— BEGIN Records for the exercise —

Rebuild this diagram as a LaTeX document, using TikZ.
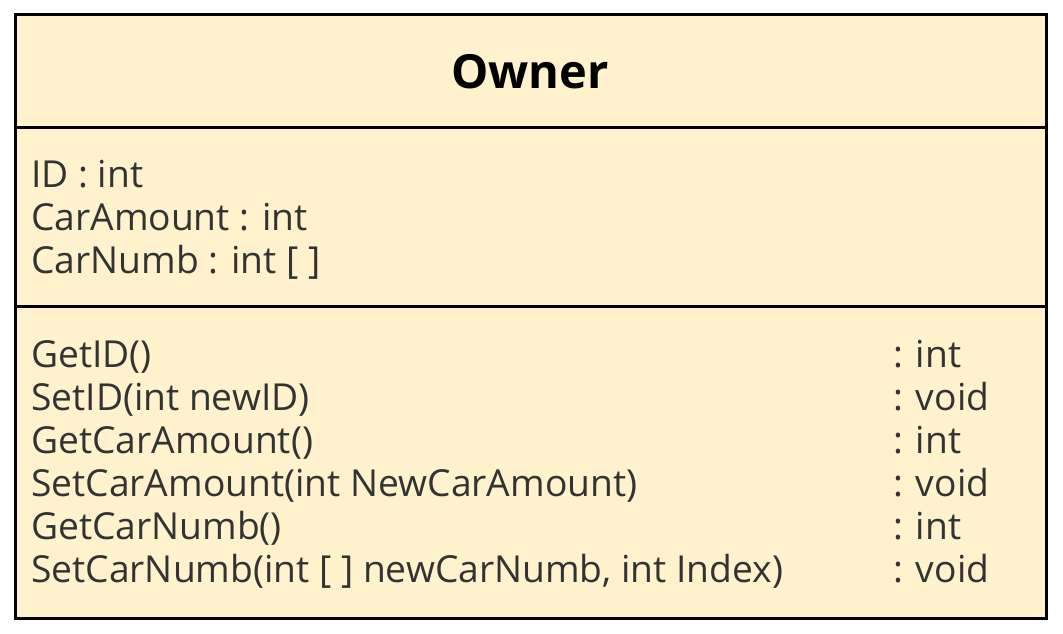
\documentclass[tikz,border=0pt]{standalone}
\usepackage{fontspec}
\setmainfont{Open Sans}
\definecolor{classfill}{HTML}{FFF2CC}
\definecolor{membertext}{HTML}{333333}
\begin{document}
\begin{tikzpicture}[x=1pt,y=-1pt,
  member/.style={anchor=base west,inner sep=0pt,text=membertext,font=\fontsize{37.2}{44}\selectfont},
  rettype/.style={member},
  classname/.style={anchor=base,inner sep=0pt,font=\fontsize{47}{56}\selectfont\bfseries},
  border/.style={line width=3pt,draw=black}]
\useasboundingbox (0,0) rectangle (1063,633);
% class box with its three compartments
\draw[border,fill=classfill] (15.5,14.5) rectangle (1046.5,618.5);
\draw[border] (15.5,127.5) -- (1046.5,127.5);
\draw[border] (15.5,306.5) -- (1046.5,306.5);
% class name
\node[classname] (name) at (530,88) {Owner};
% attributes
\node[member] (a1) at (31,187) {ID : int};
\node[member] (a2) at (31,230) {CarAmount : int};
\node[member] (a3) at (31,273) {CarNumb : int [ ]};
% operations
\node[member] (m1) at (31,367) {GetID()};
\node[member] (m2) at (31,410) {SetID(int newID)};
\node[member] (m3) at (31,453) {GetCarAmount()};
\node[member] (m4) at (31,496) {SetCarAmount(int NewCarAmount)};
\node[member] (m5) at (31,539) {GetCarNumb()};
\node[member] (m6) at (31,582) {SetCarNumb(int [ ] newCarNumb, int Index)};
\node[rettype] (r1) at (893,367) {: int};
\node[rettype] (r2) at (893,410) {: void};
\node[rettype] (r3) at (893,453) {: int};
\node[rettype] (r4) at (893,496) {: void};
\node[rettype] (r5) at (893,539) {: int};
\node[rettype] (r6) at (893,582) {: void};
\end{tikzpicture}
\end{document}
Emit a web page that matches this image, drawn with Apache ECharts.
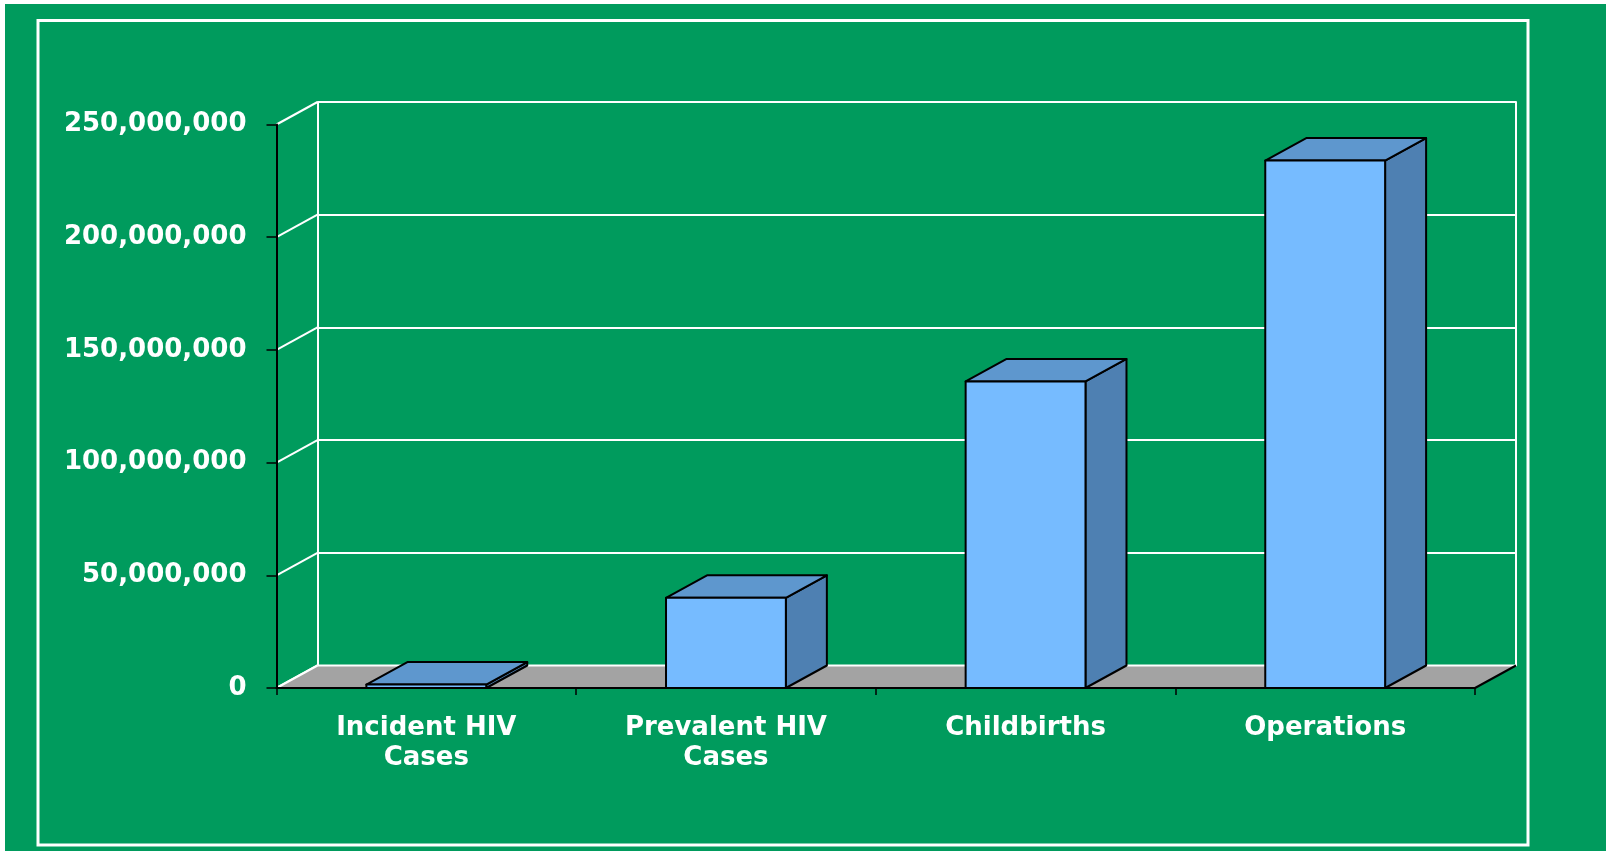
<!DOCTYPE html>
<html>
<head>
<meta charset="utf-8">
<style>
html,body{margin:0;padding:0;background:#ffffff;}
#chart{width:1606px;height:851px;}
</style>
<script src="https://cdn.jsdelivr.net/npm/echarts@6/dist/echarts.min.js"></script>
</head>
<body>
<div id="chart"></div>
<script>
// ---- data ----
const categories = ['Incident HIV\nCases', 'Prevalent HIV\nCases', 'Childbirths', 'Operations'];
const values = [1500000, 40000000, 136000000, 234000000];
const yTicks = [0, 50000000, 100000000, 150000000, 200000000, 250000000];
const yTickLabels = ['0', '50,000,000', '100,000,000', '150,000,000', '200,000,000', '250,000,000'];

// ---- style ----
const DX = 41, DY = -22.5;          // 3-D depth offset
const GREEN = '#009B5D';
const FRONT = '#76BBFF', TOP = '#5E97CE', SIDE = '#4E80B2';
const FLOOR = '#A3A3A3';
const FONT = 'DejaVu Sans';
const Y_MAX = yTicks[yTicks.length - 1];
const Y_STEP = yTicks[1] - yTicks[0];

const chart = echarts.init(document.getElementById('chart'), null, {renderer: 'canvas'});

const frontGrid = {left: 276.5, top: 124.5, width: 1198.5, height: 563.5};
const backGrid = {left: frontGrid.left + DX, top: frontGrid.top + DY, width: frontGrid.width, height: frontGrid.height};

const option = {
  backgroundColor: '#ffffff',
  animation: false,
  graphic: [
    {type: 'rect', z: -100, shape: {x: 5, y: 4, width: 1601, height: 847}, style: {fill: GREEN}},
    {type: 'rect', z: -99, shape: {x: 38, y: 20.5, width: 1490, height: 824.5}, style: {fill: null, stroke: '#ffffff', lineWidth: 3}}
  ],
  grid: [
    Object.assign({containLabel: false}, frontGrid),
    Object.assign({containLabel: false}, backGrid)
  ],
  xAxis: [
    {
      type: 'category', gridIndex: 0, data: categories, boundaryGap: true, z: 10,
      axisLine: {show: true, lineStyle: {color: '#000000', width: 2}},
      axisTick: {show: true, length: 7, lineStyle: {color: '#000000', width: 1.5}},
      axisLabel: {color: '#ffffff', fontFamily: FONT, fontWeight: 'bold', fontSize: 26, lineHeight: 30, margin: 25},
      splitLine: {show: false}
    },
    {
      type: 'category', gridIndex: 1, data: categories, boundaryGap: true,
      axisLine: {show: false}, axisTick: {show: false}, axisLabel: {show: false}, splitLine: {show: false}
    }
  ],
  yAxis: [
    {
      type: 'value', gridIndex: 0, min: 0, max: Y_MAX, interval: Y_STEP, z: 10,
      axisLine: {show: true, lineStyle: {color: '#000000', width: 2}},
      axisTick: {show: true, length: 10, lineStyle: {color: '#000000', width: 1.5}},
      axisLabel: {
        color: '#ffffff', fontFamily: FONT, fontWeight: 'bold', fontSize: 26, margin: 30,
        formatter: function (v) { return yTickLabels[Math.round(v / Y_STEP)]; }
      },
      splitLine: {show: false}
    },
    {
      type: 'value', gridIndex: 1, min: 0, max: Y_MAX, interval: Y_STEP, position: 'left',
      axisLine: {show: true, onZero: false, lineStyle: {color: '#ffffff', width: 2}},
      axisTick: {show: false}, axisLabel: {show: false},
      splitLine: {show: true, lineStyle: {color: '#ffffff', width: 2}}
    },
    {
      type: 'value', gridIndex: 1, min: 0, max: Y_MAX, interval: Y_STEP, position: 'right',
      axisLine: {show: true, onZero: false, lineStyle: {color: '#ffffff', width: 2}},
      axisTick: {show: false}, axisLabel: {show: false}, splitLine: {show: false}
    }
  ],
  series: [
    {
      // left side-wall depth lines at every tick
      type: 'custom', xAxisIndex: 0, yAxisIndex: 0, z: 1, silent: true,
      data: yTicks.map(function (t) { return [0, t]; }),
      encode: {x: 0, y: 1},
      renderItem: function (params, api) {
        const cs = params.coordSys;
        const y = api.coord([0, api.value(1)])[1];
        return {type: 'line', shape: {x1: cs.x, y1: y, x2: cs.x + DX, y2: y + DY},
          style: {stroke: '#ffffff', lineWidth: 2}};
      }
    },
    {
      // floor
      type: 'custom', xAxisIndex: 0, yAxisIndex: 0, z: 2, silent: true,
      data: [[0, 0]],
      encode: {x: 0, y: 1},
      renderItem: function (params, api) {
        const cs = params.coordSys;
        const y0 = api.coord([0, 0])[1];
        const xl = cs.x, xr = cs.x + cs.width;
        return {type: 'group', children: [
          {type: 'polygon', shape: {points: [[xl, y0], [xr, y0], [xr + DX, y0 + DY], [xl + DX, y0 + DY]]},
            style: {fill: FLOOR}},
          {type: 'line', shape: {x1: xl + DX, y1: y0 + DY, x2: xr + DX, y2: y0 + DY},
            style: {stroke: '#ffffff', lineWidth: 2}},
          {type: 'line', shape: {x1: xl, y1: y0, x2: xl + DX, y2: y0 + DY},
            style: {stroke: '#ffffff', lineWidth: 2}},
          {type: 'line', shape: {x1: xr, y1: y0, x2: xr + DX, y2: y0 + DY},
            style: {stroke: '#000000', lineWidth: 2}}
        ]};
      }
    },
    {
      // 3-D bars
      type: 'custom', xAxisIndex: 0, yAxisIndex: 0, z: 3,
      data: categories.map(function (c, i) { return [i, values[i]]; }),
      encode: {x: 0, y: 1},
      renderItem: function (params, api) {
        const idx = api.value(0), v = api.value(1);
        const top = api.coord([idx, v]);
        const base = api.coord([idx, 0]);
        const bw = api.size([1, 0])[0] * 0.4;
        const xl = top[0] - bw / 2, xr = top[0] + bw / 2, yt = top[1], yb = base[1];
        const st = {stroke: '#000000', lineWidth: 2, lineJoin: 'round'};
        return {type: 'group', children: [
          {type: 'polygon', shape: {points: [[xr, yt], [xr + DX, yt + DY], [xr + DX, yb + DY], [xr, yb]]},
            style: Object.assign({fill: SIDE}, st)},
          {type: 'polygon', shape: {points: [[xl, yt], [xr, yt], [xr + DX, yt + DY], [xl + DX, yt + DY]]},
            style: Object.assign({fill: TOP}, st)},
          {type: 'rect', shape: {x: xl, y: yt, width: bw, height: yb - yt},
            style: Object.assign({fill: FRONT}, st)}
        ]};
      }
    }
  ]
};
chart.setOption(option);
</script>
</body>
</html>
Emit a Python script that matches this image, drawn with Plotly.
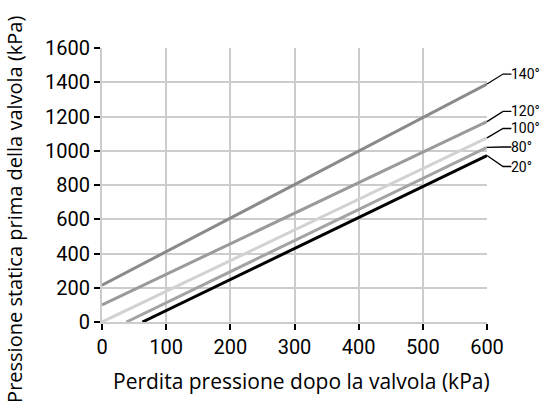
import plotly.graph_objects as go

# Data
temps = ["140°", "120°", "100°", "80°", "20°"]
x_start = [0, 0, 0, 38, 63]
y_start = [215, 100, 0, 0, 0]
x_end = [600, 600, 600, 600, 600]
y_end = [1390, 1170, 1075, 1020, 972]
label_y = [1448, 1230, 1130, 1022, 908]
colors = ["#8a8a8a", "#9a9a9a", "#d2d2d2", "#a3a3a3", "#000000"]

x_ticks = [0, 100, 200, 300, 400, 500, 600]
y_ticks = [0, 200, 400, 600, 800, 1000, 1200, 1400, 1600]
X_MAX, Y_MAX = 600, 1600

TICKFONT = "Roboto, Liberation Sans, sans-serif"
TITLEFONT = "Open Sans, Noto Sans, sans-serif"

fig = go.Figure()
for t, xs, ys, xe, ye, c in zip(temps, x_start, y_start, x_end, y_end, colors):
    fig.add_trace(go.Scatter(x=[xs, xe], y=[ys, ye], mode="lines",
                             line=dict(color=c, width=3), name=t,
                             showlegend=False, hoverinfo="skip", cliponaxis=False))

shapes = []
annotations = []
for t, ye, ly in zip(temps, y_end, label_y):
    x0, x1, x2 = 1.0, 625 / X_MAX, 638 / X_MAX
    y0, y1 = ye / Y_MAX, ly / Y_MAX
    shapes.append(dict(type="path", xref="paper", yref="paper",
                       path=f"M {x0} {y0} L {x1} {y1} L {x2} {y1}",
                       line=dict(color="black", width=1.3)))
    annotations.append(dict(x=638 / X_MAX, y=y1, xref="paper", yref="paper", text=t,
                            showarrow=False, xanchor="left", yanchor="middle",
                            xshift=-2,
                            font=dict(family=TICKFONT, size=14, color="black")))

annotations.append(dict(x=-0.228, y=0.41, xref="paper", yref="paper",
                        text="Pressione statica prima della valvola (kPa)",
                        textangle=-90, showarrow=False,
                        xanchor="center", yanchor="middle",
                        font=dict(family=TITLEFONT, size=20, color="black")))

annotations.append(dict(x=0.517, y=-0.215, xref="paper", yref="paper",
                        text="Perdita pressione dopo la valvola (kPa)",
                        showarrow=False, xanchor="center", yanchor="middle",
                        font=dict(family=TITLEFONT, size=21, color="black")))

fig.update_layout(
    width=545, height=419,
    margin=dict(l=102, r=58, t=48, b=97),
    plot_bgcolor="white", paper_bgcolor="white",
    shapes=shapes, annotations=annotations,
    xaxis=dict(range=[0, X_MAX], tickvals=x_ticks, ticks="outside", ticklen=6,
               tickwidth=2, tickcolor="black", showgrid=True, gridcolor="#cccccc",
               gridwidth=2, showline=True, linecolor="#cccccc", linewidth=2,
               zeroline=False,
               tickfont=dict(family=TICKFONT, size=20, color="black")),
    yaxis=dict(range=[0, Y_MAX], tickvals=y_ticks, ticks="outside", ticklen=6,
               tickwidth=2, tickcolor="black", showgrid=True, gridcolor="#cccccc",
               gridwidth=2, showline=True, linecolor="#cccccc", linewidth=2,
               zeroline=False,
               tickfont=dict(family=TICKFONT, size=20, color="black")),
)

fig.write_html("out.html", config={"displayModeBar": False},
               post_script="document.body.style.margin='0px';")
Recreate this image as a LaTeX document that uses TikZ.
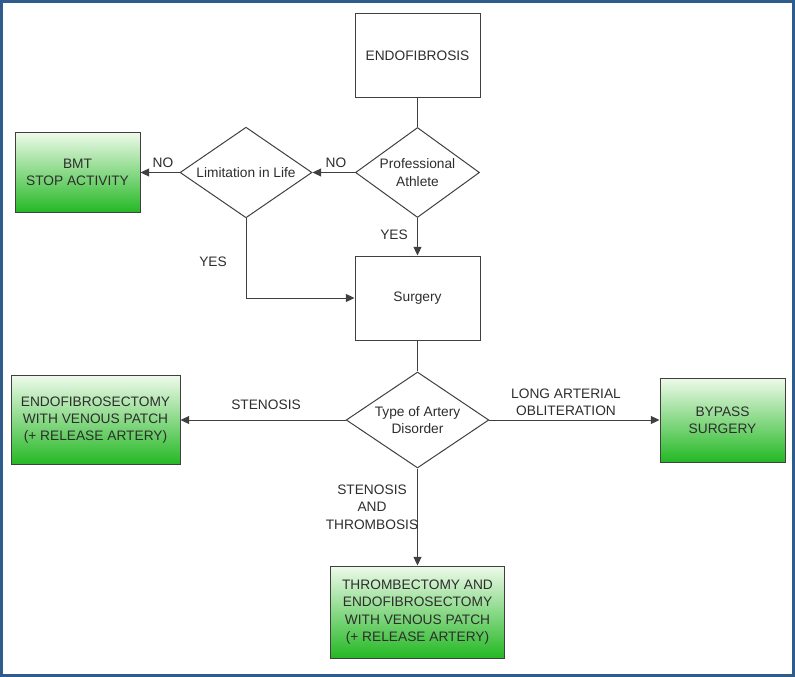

— END Records for the exercise —

■ Request ■
What is the number of lines in the data that hold the string "Emit"? Answer with the number only.

■ Finished task ■
2